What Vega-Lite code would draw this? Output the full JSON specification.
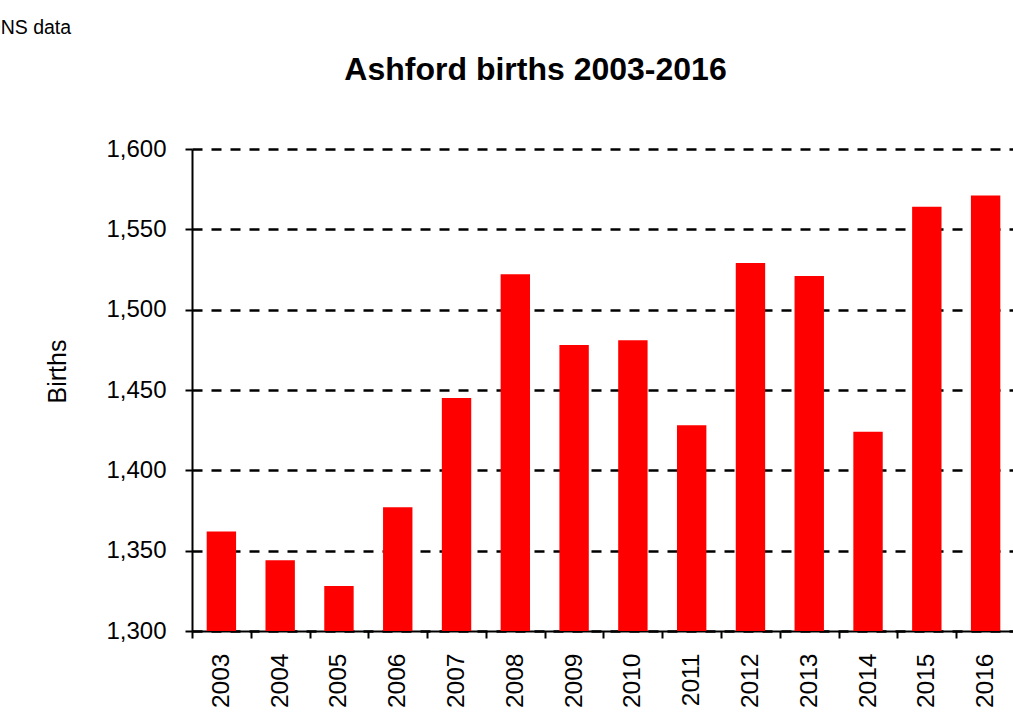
{
  "$schema": "https://vega.github.io/schema/vega-lite/v6.json",
  "width": 823,
  "height": 482,
  "autosize": {"type": "none"},
  "padding": {"left": 192, "top": 149, "right": 0, "bottom": 82},
  "background": "white",
  "config": {
    "font": "Liberation Sans",
    "view": {"stroke": null}
  },
  "title": {
    "text": "Ashford births 2003-2016",
    "font": "Liberation Sans",
    "fontSize": 32,
    "fontWeight": "bold",
    "color": "#000000",
    "anchor": "middle",
    "baseline": "alphabetic",
    "offset": -95,
    "dx": -68
  },
  "data": {
    "values": [
      {"year": "2003", "births": 1362},
      {"year": "2004", "births": 1344},
      {"year": "2005", "births": 1328},
      {"year": "2006", "births": 1377},
      {"year": "2007", "births": 1445},
      {"year": "2008", "births": 1522},
      {"year": "2009", "births": 1478},
      {"year": "2010", "births": 1481},
      {"year": "2011", "births": 1428},
      {"year": "2012", "births": 1529},
      {"year": "2013", "births": 1521},
      {"year": "2014", "births": 1424},
      {"year": "2015", "births": 1564},
      {"year": "2016", "births": 1571}
    ]
  },
  "mark": {"type": "bar", "color": "#FF0000", "clip": true},
  "encoding": {
    "x": {
      "field": "year",
      "type": "ordinal",
      "scale": {"paddingInner": 0.5, "paddingOuter": 0.25},
      "axis": {
        "title": "ONS data",
        "titleFont": "Liberation Sans",
        "titleFontSize": 19.5,
        "titleFontWeight": "normal",
        "titleColor": "#000000",
        "titleAngle": 0,
        "titleAlign": "left",
        "titleBaseline": "alphabetic",
        "titleAnchor": null,
        "titleX": -207,
        "titleY": -598,
        "labelAngle": 270,
        "labelAlign": "right",
        "labelBaseline": "middle",
        "labelFontSize": 24.5,
        "labelColor": "#000000",
        "labelPadding": 15,
        "tickOffset": -29.4,
        "labelOffset": 29.4,
        "tickSize": 7,
        "tickWidth": 2,
        "tickColor": "#000000",
        "domainColor": "#000000",
        "domainWidth": 2,
        "grid": false
      }
    },
    "y": {
      "field": "births",
      "type": "quantitative",
      "scale": {"domain": [1300, 1600], "nice": false, "zero": false},
      "axis": {
        "title": "Births",
        "titleFont": "Liberation Sans",
        "titleFontSize": 25,
        "titleFontWeight": "normal",
        "titleColor": "#000000",
        "titleAngle": 270,
        "titleAlign": "center",
        "titleBaseline": "middle",
        "titleX": -135,
        "titleY": 222,
        "values": [1300, 1350, 1400, 1450, 1500, 1550, 1600],
        "format": ",d",
        "labelFontSize": 24,
        "labelColor": "#000000",
        "labelPadding": 19,
        "tickSize": 7,
        "tickWidth": 2,
        "tickColor": "#000000",
        "domainColor": "#000000",
        "domainWidth": 2,
        "grid": true,
        "gridColor": "#000000",
        "gridWidth": 2.5,
        "gridDash": [10, 9]
      }
    }
  }
}
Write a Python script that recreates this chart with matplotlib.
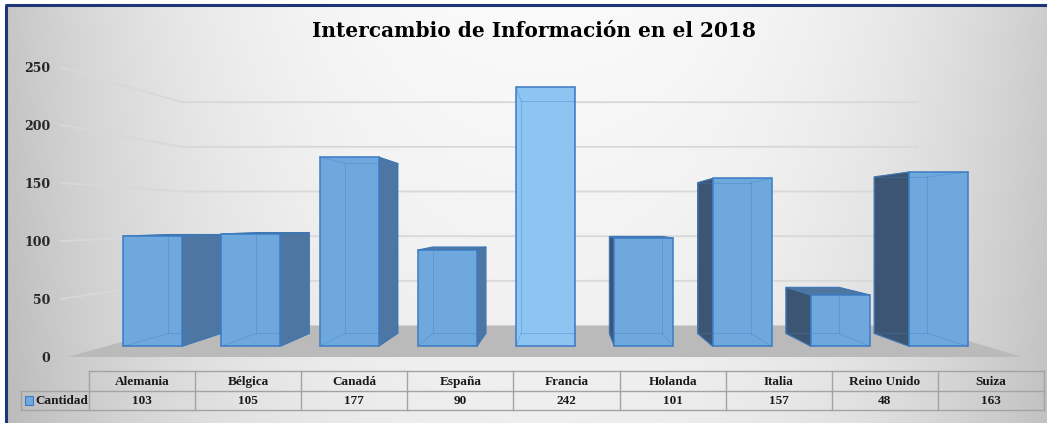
===============
• _WORK TO DO_
Print the listing above in full, exactly as written. Omit any pictures.

• _RESULT OF THE TASK_
What Vega-Lite code would draw this? Output the full JSON specification.
{
  "$schema": "https://vega.github.io/schema/vega-lite/v6.json",
  "width": 823,
  "height": 482,
  "autosize": {"type": "none"},
  "padding": {"left": 192, "top": 149, "right": 0, "bottom": 82},
  "background": "white",
  "config": {
    "font": "Liberation Sans",
    "view": {"stroke": null}
  },
  "title": {
    "text": "Ashford births 2003-2016",
    "font": "Liberation Sans",
    "fontSize": 32,
    "fontWeight": "bold",
    "color": "#000000",
    "anchor": "middle",
    "baseline": "alphabetic",
    "offset": -95,
    "dx": -68
  },
  "data": {
    "values": [
      {"year": "2003", "births": 1362},
      {"year": "2004", "births": 1344},
      {"year": "2005", "births": 1328},
      {"year": "2006", "births": 1377},
      {"year": "2007", "births": 1445},
      {"year": "2008", "births": 1522},
      {"year": "2009", "births": 1478},
      {"year": "2010", "births": 1481},
      {"year": "2011", "births": 1428},
      {"year": "2012", "births": 1529},
      {"year": "2013", "births": 1521},
      {"year": "2014", "births": 1424},
      {"year": "2015", "births": 1564},
      {"year": "2016", "births": 1571}
    ]
  },
  "mark": {"type": "bar", "color": "#FF0000", "clip": true},
  "encoding": {
    "x": {
      "field": "year",
      "type": "ordinal",
      "scale": {"paddingInner": 0.5, "paddingOuter": 0.25},
      "axis": {
        "title": "ONS data",
        "titleFont": "Liberation Sans",
        "titleFontSize": 19.5,
        "titleFontWeight": "normal",
        "titleColor": "#000000",
        "titleAngle": 0,
        "titleAlign": "left",
        "titleBaseline": "alphabetic",
        "titleAnchor": null,
        "titleX": -207,
        "titleY": -598,
        "labelAngle": 270,
        "labelAlign": "right",
        "labelBaseline": "middle",
        "labelFontSize": 24.5,
        "labelColor": "#000000",
        "labelPadding": 15,
        "tickOffset": -29.4,
        "labelOffset": 29.4,
        "tickSize": 7,
        "tickWidth": 2,
        "tickColor": "#000000",
        "domainColor": "#000000",
        "domainWidth": 2,
        "grid": false
      }
    },
    "y": {
      "field": "births",
      "type": "quantitative",
      "scale": {"domain": [1300, 1600], "nice": false, "zero": false},
      "axis": {
        "title": "Births",
        "titleFont": "Liberation Sans",
        "titleFontSize": 25,
        "titleFontWeight": "normal",
        "titleColor": "#000000",
        "titleAngle": 270,
        "titleAlign": "center",
        "titleBaseline": "middle",
        "titleX": -135,
        "titleY": 222,
        "values": [1300, 1350, 1400, 1450, 1500, 1550, 1600],
        "format": ",d",
        "labelFontSize": 24,
        "labelColor": "#000000",
        "labelPadding": 19,
        "tickSize": 7,
        "tickWidth": 2,
        "tickColor": "#000000",
        "domainColor": "#000000",
        "domainWidth": 2,
        "grid": true,
        "gridColor": "#000000",
        "gridWidth": 2.5,
        "gridDash": [10, 9]
      }
    }
  }
}
Write a Python script that recreates this chart with matplotlib.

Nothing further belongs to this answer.